What should I do with my $100 climate change dividend?
Well, some of you might have heard that the wise accountants in the Legislature have decided to give everyone in B.C. a $100 buy off, I mean, climate change dividend (a $440 million delivery).
Given that it is supposed to help us all make better choices to help the environment, I thought I’d take a moment to consider on what I am going to spend my $100 on.
Let’s start with what Finance Minister Carole Taylor suggested she would do with hers. She said she is going to use it to buy a new pair of running shoes so she could walk more. Now, I haven’t seen her closet, but I’d be mighty surprised if she doesn’t already have a pair or six of sneakers in fine shape for walking.
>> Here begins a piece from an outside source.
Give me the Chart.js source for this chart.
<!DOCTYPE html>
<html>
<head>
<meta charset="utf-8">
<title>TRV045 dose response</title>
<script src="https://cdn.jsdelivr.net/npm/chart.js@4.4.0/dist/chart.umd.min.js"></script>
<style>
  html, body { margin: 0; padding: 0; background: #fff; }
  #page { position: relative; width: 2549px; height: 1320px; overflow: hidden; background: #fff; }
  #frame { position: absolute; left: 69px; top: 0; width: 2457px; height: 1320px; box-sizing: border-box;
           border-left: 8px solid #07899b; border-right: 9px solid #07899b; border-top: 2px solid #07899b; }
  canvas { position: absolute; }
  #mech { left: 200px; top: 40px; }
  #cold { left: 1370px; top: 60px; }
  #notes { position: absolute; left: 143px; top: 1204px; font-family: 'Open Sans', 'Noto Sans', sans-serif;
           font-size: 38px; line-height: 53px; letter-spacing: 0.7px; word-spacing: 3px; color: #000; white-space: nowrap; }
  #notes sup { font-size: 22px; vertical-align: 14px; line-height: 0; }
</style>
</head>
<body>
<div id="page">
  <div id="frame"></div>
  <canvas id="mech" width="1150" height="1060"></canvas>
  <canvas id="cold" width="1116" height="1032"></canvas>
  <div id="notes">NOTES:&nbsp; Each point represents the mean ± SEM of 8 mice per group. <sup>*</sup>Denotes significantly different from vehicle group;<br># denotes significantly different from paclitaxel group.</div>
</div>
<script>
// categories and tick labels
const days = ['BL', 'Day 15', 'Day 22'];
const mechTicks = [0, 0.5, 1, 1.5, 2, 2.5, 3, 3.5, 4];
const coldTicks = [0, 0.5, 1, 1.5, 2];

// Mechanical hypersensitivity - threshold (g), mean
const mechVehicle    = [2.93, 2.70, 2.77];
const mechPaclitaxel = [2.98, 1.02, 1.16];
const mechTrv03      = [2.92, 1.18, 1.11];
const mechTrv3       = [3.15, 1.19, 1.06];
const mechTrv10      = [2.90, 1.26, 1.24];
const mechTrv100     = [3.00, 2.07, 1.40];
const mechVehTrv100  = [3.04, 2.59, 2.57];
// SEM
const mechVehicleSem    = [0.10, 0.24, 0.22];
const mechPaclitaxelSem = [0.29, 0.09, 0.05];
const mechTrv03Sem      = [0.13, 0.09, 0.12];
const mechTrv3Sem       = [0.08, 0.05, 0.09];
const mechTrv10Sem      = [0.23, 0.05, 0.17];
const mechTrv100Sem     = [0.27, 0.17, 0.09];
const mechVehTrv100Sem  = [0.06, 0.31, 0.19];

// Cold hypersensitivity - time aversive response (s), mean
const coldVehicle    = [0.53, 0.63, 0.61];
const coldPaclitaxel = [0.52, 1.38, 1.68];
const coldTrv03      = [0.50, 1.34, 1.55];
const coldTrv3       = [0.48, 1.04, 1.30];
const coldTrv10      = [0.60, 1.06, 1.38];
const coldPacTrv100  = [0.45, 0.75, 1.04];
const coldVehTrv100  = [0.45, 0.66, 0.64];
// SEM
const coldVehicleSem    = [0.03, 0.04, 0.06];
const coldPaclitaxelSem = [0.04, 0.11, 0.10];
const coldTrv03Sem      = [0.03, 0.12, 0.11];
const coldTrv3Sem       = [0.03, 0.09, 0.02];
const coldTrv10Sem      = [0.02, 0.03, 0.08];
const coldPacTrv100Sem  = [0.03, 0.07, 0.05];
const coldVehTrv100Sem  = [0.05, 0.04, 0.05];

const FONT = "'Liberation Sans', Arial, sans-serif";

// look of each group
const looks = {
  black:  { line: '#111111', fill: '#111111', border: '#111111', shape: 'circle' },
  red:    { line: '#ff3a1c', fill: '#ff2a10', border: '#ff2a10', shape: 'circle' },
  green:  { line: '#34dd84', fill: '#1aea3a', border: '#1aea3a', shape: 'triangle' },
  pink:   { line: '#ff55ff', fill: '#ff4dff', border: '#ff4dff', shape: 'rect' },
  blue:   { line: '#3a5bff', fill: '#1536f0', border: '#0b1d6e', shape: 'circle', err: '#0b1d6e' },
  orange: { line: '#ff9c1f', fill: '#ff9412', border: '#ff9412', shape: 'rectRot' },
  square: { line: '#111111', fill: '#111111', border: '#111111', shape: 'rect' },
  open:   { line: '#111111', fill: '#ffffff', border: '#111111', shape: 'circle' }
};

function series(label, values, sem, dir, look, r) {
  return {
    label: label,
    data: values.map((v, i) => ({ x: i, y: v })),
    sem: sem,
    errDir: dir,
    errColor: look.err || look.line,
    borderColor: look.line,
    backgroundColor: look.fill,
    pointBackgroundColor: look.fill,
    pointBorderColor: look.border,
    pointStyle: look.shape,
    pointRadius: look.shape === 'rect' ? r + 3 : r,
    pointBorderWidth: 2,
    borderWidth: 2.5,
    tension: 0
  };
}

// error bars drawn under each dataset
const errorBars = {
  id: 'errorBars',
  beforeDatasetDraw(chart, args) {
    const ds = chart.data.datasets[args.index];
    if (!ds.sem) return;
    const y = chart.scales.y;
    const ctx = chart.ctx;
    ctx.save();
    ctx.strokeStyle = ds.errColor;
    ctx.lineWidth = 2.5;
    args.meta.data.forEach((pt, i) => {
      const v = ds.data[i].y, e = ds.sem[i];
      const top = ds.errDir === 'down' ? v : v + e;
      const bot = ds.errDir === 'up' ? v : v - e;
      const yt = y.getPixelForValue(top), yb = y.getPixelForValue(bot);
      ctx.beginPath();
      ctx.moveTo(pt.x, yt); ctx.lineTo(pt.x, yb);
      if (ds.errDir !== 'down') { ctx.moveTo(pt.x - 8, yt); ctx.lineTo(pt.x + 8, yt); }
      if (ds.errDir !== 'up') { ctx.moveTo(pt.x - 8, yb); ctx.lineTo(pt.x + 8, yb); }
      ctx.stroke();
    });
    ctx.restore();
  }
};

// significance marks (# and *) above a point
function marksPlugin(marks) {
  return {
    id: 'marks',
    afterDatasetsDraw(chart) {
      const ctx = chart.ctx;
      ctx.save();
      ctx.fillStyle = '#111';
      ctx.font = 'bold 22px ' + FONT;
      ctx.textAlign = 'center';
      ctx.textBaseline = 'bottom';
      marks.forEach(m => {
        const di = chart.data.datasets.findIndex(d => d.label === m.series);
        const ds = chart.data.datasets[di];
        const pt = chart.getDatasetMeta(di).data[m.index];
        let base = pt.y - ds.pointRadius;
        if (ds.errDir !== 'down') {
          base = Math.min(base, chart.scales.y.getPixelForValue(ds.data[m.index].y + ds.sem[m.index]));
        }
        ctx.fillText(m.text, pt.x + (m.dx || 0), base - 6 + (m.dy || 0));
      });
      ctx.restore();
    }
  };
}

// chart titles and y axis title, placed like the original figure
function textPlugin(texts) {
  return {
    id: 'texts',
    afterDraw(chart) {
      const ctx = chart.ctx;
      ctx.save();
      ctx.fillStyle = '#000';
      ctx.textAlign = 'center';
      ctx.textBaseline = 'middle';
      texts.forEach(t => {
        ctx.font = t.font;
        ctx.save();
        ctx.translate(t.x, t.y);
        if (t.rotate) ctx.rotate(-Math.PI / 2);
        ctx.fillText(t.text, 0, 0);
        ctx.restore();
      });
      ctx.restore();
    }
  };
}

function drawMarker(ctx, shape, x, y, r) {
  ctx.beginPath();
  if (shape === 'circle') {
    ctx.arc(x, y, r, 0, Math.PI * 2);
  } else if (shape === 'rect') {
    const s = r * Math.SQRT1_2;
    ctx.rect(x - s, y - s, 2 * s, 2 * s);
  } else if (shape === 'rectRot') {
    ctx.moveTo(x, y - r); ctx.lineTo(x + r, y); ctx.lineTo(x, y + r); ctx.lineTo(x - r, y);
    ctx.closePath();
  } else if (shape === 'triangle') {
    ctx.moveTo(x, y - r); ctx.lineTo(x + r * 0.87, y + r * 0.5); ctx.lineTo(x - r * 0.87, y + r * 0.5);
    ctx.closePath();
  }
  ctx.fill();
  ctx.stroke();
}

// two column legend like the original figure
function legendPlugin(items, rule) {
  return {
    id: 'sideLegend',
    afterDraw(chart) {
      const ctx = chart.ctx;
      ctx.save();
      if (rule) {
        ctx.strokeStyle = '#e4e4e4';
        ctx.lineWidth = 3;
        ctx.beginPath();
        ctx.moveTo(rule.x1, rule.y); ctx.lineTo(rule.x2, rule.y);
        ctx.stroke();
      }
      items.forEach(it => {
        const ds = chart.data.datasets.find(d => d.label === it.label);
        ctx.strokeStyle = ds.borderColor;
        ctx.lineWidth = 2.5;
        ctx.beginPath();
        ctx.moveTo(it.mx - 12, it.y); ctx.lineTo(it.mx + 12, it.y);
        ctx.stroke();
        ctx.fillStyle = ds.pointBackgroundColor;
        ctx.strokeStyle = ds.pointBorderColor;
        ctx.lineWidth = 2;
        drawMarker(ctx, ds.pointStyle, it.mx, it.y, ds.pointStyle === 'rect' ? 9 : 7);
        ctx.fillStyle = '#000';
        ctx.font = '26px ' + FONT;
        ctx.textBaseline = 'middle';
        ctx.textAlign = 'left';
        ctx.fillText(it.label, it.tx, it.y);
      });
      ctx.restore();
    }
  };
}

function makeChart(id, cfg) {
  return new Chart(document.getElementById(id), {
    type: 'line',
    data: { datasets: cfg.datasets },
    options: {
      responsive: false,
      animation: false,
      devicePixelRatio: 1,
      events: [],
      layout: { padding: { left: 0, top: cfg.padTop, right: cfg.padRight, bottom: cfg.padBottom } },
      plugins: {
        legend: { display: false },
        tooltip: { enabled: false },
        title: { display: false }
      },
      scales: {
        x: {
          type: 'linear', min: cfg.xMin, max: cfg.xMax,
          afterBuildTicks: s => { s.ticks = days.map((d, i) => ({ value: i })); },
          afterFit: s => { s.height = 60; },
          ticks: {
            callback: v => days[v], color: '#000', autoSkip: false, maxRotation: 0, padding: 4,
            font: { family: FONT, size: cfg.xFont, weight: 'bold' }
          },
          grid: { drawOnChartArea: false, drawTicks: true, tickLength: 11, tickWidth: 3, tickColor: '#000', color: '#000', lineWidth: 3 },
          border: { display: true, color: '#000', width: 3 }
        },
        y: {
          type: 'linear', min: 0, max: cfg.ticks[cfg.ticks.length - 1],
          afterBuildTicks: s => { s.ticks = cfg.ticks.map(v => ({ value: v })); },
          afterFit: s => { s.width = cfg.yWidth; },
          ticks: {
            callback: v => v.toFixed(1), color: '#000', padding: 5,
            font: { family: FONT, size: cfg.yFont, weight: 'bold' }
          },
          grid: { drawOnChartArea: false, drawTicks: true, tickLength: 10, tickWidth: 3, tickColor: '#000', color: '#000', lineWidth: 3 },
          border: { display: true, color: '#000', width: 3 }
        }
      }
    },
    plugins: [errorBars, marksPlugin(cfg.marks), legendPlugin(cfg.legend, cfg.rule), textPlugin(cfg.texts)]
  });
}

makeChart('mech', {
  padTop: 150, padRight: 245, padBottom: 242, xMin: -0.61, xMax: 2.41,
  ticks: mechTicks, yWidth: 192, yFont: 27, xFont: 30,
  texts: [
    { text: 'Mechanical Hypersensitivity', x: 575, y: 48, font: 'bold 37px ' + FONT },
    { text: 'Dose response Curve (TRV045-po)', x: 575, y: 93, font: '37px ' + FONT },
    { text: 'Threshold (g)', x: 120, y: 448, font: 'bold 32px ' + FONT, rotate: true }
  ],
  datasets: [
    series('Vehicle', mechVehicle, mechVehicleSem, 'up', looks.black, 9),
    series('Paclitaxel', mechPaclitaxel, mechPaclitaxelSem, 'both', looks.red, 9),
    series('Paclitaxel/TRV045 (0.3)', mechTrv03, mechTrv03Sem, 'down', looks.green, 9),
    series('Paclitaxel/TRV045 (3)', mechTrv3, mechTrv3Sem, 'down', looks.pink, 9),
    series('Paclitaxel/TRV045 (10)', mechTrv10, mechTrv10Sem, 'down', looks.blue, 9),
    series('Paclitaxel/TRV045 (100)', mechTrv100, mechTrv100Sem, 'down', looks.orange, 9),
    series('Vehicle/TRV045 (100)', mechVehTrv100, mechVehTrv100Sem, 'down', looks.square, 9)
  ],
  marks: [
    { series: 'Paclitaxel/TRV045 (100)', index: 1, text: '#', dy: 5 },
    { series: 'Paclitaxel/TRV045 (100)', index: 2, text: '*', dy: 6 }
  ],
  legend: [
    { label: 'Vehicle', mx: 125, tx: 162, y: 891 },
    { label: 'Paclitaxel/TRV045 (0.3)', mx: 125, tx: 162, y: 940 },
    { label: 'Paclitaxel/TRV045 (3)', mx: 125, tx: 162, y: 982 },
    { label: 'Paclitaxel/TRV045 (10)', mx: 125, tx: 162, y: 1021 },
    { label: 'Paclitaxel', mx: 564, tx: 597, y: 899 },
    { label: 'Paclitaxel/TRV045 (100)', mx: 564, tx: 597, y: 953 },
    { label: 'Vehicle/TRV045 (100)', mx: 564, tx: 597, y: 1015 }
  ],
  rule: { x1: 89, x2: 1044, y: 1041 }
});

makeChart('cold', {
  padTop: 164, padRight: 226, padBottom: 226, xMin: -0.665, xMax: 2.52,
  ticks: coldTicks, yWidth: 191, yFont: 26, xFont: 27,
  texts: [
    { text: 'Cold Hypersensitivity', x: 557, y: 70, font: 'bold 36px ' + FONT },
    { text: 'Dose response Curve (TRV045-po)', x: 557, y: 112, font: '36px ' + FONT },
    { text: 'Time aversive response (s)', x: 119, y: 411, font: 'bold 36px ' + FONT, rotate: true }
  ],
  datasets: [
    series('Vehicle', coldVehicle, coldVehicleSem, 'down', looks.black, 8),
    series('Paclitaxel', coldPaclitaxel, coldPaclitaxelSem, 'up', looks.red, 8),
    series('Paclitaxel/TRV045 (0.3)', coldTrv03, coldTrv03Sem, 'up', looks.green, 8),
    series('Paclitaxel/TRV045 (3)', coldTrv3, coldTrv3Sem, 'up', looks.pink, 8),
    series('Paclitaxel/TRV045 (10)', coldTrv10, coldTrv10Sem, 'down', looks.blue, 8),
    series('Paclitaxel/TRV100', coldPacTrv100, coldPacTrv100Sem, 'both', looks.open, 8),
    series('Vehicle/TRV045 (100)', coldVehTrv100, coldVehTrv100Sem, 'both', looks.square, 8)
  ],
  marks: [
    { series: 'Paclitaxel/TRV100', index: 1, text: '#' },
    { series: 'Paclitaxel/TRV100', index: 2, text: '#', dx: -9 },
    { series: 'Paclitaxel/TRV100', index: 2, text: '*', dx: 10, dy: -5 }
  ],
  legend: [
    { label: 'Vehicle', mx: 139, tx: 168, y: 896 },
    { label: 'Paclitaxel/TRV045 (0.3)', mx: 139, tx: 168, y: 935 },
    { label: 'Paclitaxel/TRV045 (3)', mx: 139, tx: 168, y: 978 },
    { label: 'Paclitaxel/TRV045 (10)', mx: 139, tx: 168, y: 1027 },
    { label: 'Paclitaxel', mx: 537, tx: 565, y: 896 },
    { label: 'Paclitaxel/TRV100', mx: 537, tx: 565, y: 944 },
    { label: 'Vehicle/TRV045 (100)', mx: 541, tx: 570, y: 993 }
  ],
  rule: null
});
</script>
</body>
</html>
I know this idea won’t do me much good since I’ve been walking without a $100 “incentive” for quite some time.
The David Suzuki Foundation has a neat little tool it uses to judge the effectiveness of any action taken to fight climate change. It is called “additionality.” The concept of additionality is used primarily to judge carbon credits. An action only meets the additionality criteria if it makes an action successful that otherwise, wouldn’t have gone forward. So, if I was going to walk whether I got $100 from the government or not, then the climate change dividend is wasted if I put it towards running shoes (which, like the Finance Minister, I already have).
So, my climate change dividend, if it is going to be effective, should be put towards something I wouldn’t have done without it. So what should I do?
Although I could, as some environmental organizations have suggested, simply donate it to one of them to do my good work for me, I would like to have a greater hand in my climate change action. I think that if this dividend is going to be anything but mad money, I need to be closely involved in making it work towards a better environment.
Obviously, $100 won’t go very far towards a new, more energy efficient appliance, or solar panels for my house, or anything exceedingly large, so I’ll have to content myself with a small change.
At the moment, food security is an issue that is very important to me, as is making the city I live in more livable and less environmentally damaging. So I think, at the moment, that the best way to spend my climate change dividend is by either supporting a community initiative, planting a garden of my own, or putting the money towards buying a tree to plant somewhere in the city. Maybe I can even plant a fruit tree, and increase food security as well as helping sequester carbon in the city. I hope everyone in Prince Rupert, and the province, enjoys figuring out how to put their climate change dividend to good use.